# [Direction]
Give back the full listing, character for character, with no pictures.

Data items
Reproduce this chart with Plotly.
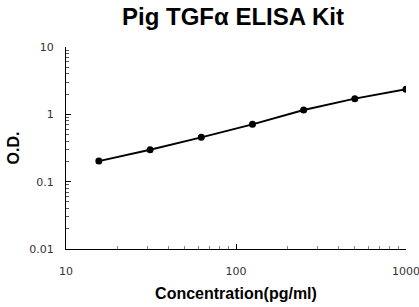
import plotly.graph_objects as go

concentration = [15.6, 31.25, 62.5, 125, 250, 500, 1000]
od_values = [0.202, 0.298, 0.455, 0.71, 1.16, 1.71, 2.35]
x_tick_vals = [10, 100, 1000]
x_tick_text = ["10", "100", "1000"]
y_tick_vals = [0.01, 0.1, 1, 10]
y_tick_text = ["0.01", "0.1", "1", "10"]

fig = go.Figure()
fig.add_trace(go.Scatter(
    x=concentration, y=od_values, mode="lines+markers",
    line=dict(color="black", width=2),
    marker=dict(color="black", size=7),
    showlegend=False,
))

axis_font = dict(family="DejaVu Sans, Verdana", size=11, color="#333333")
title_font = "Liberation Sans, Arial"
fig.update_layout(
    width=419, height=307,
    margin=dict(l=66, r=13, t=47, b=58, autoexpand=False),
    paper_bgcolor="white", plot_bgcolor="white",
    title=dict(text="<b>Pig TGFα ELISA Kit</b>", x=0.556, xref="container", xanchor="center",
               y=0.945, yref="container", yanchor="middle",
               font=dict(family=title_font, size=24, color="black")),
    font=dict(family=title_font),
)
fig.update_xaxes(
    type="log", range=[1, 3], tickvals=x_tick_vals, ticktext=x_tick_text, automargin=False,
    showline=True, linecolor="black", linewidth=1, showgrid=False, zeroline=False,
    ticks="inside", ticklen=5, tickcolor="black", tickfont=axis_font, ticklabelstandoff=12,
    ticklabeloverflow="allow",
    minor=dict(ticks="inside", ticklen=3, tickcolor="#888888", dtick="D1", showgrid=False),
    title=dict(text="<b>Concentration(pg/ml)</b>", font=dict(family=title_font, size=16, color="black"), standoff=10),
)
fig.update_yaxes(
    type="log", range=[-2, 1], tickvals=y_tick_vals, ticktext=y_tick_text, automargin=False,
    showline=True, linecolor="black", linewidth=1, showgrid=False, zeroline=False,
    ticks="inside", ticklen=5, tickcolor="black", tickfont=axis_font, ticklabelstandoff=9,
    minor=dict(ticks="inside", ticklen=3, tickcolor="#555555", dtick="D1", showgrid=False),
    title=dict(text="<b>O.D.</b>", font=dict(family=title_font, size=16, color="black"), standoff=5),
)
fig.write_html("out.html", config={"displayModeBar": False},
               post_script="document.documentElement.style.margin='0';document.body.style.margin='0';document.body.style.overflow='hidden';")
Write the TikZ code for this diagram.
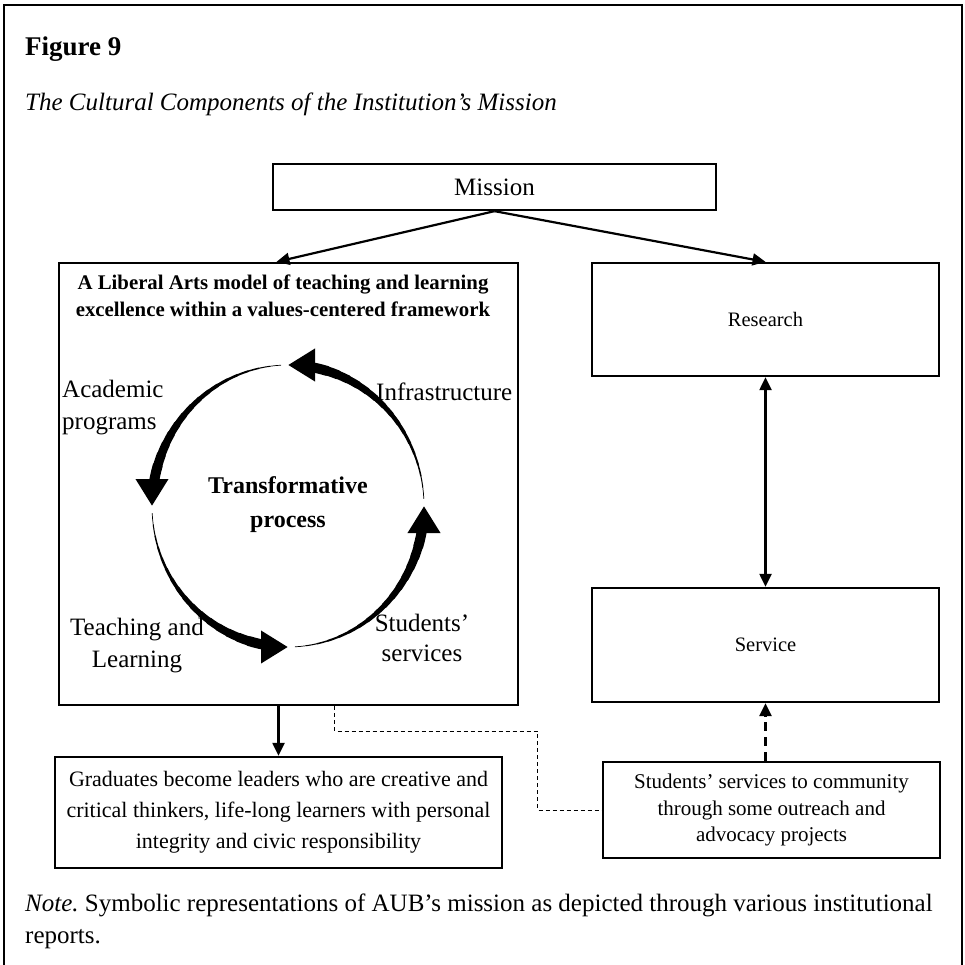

# [The output]
Reproduce this chart with Plotly.
import plotly.graph_objects as go

concentration = [15.6, 31.25, 62.5, 125, 250, 500, 1000]
od_values = [0.202, 0.298, 0.455, 0.71, 1.16, 1.71, 2.35]
x_tick_vals = [10, 100, 1000]
x_tick_text = ["10", "100", "1000"]
y_tick_vals = [0.01, 0.1, 1, 10]
y_tick_text = ["0.01", "0.1", "1", "10"]

fig = go.Figure()
fig.add_trace(go.Scatter(
    x=concentration, y=od_values, mode="lines+markers",
    line=dict(color="black", width=2),
    marker=dict(color="black", size=7),
    showlegend=False,
))

axis_font = dict(family="DejaVu Sans, Verdana", size=11, color="#333333")
title_font = "Liberation Sans, Arial"
fig.update_layout(
    width=419, height=307,
    margin=dict(l=66, r=13, t=47, b=58, autoexpand=False),
    paper_bgcolor="white", plot_bgcolor="white",
    title=dict(text="<b>Pig TGFα ELISA Kit</b>", x=0.556, xref="container", xanchor="center",
               y=0.945, yref="container", yanchor="middle",
               font=dict(family=title_font, size=24, color="black")),
    font=dict(family=title_font),
)
fig.update_xaxes(
    type="log", range=[1, 3], tickvals=x_tick_vals, ticktext=x_tick_text, automargin=False,
    showline=True, linecolor="black", linewidth=1, showgrid=False, zeroline=False,
    ticks="inside", ticklen=5, tickcolor="black", tickfont=axis_font, ticklabelstandoff=12,
    ticklabeloverflow="allow",
    minor=dict(ticks="inside", ticklen=3, tickcolor="#888888", dtick="D1", showgrid=False),
    title=dict(text="<b>Concentration(pg/ml)</b>", font=dict(family=title_font, size=16, color="black"), standoff=10),
)
fig.update_yaxes(
    type="log", range=[-2, 1], tickvals=y_tick_vals, ticktext=y_tick_text, automargin=False,
    showline=True, linecolor="black", linewidth=1, showgrid=False, zeroline=False,
    ticks="inside", ticklen=5, tickcolor="black", tickfont=axis_font, ticklabelstandoff=9,
    minor=dict(ticks="inside", ticklen=3, tickcolor="#555555", dtick="D1", showgrid=False),
    title=dict(text="<b>O.D.</b>", font=dict(family=title_font, size=16, color="black"), standoff=5),
)
fig.write_html("out.html", config={"displayModeBar": False},
               post_script="document.documentElement.style.margin='0';document.body.style.margin='0';document.body.style.overflow='hidden';")
Write the TikZ code for this diagram.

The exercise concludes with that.